A decade after the Global Financial Crisis, where next for residential property prices?
This report looks at how residential property prices and yields, across a total of nine primary (Paris, London, and New York City (NYC) and secondary (Berlin, Barcelona, Lisbon, Zurich, and Geneva) cities, have evolved over the past decade. In doing so, it addresses vital questions.
- Have prices plateaued or can they still continue their ascent?
- What factors have driven the financialisation of residential property?
- How have residential property prices, across primary and secondary cities, evolved over the past decade in terms of affordability?
- What factors can put a brake on, or decrease residential property prices? And, what are the consequences for banks?
Our key findings
More than 10 years after the Global Financial Crisis, residential property prices are hitting new highs. Is this a "new normal"? Or, as with the pre-Global Financial Crisis property price rises, is this a bubble waiting to burst?

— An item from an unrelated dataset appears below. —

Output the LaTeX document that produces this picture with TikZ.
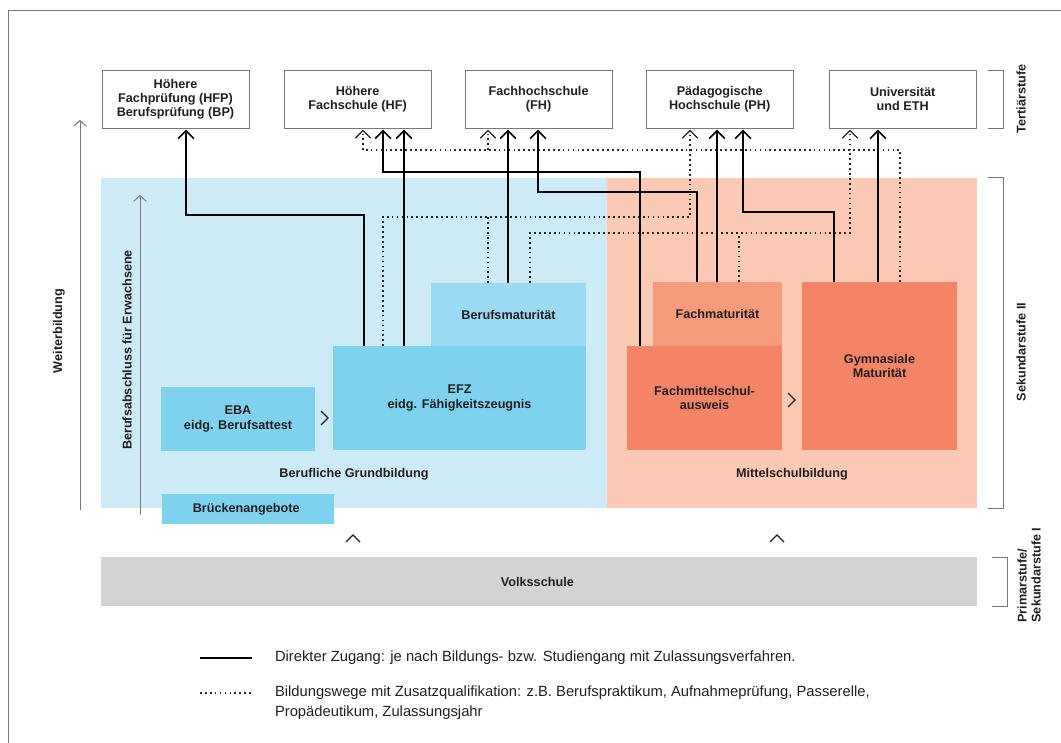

The aftermath of the Global Financial Crisis and the need to repair consumer and bank balance sheets has led to an unprecedented period of low rates. We are now a decade on from 2009, yet rates in most developed nations, bar the US, hover near historic lows. The current bout has ended, as the Chair of the US Federal Reserve (the Fed), Jeremy Powell, acknowledged that trade policy uncertainty has slowed global growth, and that monetary policy can help offset that.
Exceptional credit conditions – ultra low interest rates and longer duration mortgages – have been the primary driver of increased residential property prices. Whilst in the immediate aftermath of the Global Financial Crisis, residential property prices declined. This decline was fleeting, as central bank stimulus (ultra-low interest rates, large scale asset purchases etc.) later reinvigorated the residential property market.
The confluence of the ability to earn higher yields (through accommodation booking sites like home sharing platforms, etc.) and cheap money have led to residential housing increasingly being seen as an investible asset rather than simply a place to live. This has contributed to a house price boom across both primary and secondary cities. This has not been a universally happy experience. Rising prices have cut more would be owners out of the market, while home sharing platforms have been accused of reducing the availability of long term rentals for local residents.
Several factors influencing both demand and supply raise questions about the sustainability of residential property prices.
Will residential property prices continue to be higher for longer? We believe that a confluence of factors will rein them in.
Societal changes – low affordability, further exacerbated by the rise of the alternative workforce, will likely drive further governmental interventions and increased regulation.
Climate change – with consequences for how residential property is valued (by taking into account risks such as flooding, heat waves, degradation of the air quality, etc.)
Ageing populations (in Europe and China) – which is likely to decrease the demand for housing.
Economic contraction risk – with consequences for banks’ lending capacity.
Deloitte expert viewpoint
The softening of the London property market, especially at the top end, has occurred despite a substantial depreciation in sterling after the Brexit referendum, which has made UK assets cheaper for foreign buyers.